Friday, July 03, 2020

Regarding those models …

… Is the COVID-19 Pandemic Self-Flattening, or Will It Grind Relentlessly on? – Reason.com. (hat tip, Dave Lull.)

Last week, a global team of researchers issued a compelling manifesto in Nature outlining five ways to ensure that models serve society. Modelers, they argue, must take care to frankly assess the uncertainties and sensitivity of their models; avoid obfuscatory complexity; make clear the normative values chosen by the models' developers; avoid spurious precision, and acknowledge their ignorance. "Mathematical models are a great way to explore questions. They are also a dangerous way to assert answers," write the authors. "Asking models for certainty or consensus is more a sign of the difficulties in making controversial decisions than it is a solution, and can invite ritualistic use of quantification."


Here is the piece from Nature: Five ways to ensure that models serve society: a manifesto.
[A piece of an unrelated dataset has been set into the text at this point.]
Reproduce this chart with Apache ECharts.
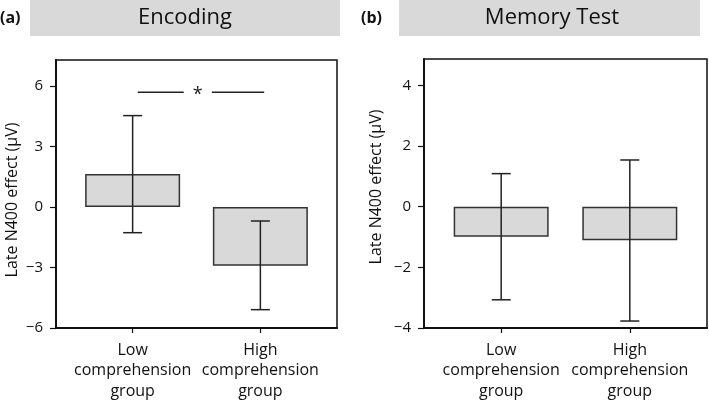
<!DOCTYPE html>
<html><head><meta charset="utf-8">
<script src="https://cdn.jsdelivr.net/npm/echarts@6/dist/echarts.min.js"></script>
<style>html,body{margin:0;padding:0;background:#fff}#c{width:709px;height:404px}</style>
</head><body><div id="c"></div>
<script>
// Data
const categories = ['Low\ncomprehension\ngroup', 'High\ncomprehension\ngroup'];
const encodingMeans = [1.64, -2.91];
const encodingErrLow = [-1.27, -5.09];
const encodingErrHigh = [4.54, -0.69];
const memoryMeans = [-0.99, -1.11];
const memoryErrLow = [-3.07, -3.77];
const memoryErrHigh = [1.09, 1.54];
const encodingTicks = [-6, -3, 0, 3, 6];
const memoryTicks = [-4, -2, 0, 2, 4];
const sigLevel = 5.7;
const sigSegments = [[0.04, 0.40], [0.62, 1.03]];
const sigStarX = 0.51;

const FONT = '"Open Sans", sans-serif';
const chart = echarts.init(document.getElementById('c'), null, {renderer: 'canvas'});
const fmtY = v => v < 0 ? '\u2212' + Math.abs(v) : String(v);

function xAxis(gi) {
  return {
    gridIndex: gi, type: 'value', min: -0.6, max: 1.6,
    splitLine: {show: false},
    axisLine: {show: true, onZero: false, lineStyle: {color: '#111', width: 2}},
    axisTick: {show: true, customValues: [0, 1], length: 5, lineStyle: {color: '#111', width: 1.2}},
    axisLabel: {customValues: [0, 1], formatter: v => categories[Math.round(v)], color: '#111',
      fontFamily: FONT, fontSize: 16, lineHeight: 20.5, margin: 12, align: 'center'}
  };
}
function yAxis(gi, min, max, ticks) {
  return {
    gridIndex: gi, type: 'value', min: min, max: max,
    splitLine: {show: false},
    axisLine: {show: true, onZero: false, lineStyle: {color: '#111', width: 2}},
    axisTick: {show: true, customValues: ticks, length: 6, lineStyle: {color: '#111', width: 1.2}},
    axisLabel: {customValues: ticks, formatter: fmtY, color: '#111', fontFamily: FONT, fontSize: 15, margin: 13}
  };
}
function barSeries(gi, means) {
  return {
    type: 'bar', xAxisIndex: gi, yAxisIndex: gi, barWidth: 95,
    data: means.map((m, i) => [i, m]),
    itemStyle: {color: '#d9d9d9', borderColor: '#333', borderWidth: 1.5},
    silent: true
  };
}
function errSeries(gi, lo, hi) {
  return {
    type: 'custom', xAxisIndex: gi, yAxisIndex: gi, silent: true, z: 5,
    data: lo.map((l, i) => [i, l, hi[i]]),
    renderItem: (params, api) => {
      const x = api.value(0);
      const p1 = api.coord([x, api.value(1)]);
      const p2 = api.coord([x, api.value(2)]);
      const cw = 9.5;
      const st = {stroke: '#222', lineWidth: 1.5};
      return {type: 'group', children: [
        {type: 'line', shape: {x1: p1[0], y1: p1[1], x2: p2[0], y2: p2[1]}, style: st},
        {type: 'line', shape: {x1: p1[0]-cw, y1: p1[1], x2: p1[0]+cw, y2: p1[1]}, style: st},
        {type: 'line', shape: {x1: p2[0]-cw, y1: p2[1], x2: p2[0]+cw, y2: p2[1]}, style: st}
      ]};
    }
  };
}

const sigSeries = {
  type: 'custom', xAxisIndex: 0, yAxisIndex: 0, silent: true, z: 5,
  data: [[sigStarX, sigLevel]],
  renderItem: (params, api) => {
    const children = sigSegments.map(s => {
      const a = api.coord([s[0], sigLevel]), b = api.coord([s[1], sigLevel]);
      return {type: 'line', shape: {x1: a[0], y1: a[1], x2: b[0], y2: b[1]}, style: {stroke: '#222', lineWidth: 1.3}};
    });
    const c = api.coord([sigStarX, sigLevel]);
    children.push({type: 'text', x: c[0], y: c[1] + 3, style: {text: '*', fill: '#222', font: '18px ' + FONT, align: 'center', verticalAlign: 'middle'}});
    return {type: 'group', children};
  }
};

const option = {
  animation: false,
  backgroundColor: '#fff',
  grid: [
    {left: 56, top: 60, width: 281, height: 268, show: true, borderColor: '#111', borderWidth: 1.5, backgroundColor: 'transparent'},
    {left: 424, top: 59, width: 283, height: 269, show: true, borderColor: '#111', borderWidth: 1.5, backgroundColor: 'transparent'}
  ],
  xAxis: [xAxis(0), xAxis(1)],
  yAxis: [yAxis(0, -6, 7.3, encodingTicks), yAxis(1, -4, 4.87, memoryTicks)],
  series: [
    barSeries(0, encodingMeans), errSeries(0, encodingErrLow, encodingErrHigh), sigSeries,
    barSeries(1, memoryMeans), errSeries(1, memoryErrLow, memoryErrHigh)
  ],
  graphic: [
    {type: 'rect', left: 30, top: 0, shape: {width: 310, height: 36}, style: {fill: '#d9d9d9'}},
    {type: 'rect', left: 399, top: 0, shape: {width: 301, height: 36}, style: {fill: '#d9d9d9'}},
    {type: 'text', x: 185, y: 18, style: {text: 'Encoding', fill: '#111', font: '22px ' + FONT, align: 'center', verticalAlign: 'middle'}},
    {type: 'text', x: 552, y: 18, style: {text: 'Memory Test', fill: '#111', font: '22px ' + FONT, align: 'center', verticalAlign: 'middle'}},
    {type: 'text', x: 0, y: 18, style: {text: '(a)', fill: '#111', font: 'bold 16px ' + FONT, align: 'left', verticalAlign: 'middle'}},
    {type: 'text', x: 361, y: 18, style: {text: '(b)', fill: '#111', font: 'bold 16px ' + FONT, align: 'left', verticalAlign: 'middle'}},
    {type: 'text', x: 12, y: 200, rotation: Math.PI/2, style: {text: 'Late N400 effect (\u03bcV)', fill: '#111', font: '16px ' + FONT, align: 'center', verticalAlign: 'middle'}},
    {type: 'text', x: 376, y: 187, rotation: Math.PI/2, style: {text: 'Late N400 effect (\u03bcV)', fill: '#111', font: '16px ' + FONT, align: 'center', verticalAlign: 'middle'}}
  ]
};
chart.setOption(option);
</script></body></html>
Mathematical models produce highly uncertain numbers that predict future infections, hospitalizations and deaths under various scenarios. Rather than using models to inform their understanding, political rivals often brandish them to support predetermined agendas. To make sure predictions do not become adjuncts to a political cause, modellers, decision makers and citizens need to establish new social norms. Modellers must not be permitted to project more certainty than their models deserve; and politicians must not be allowed to offload accountability to models of their choosing2,3.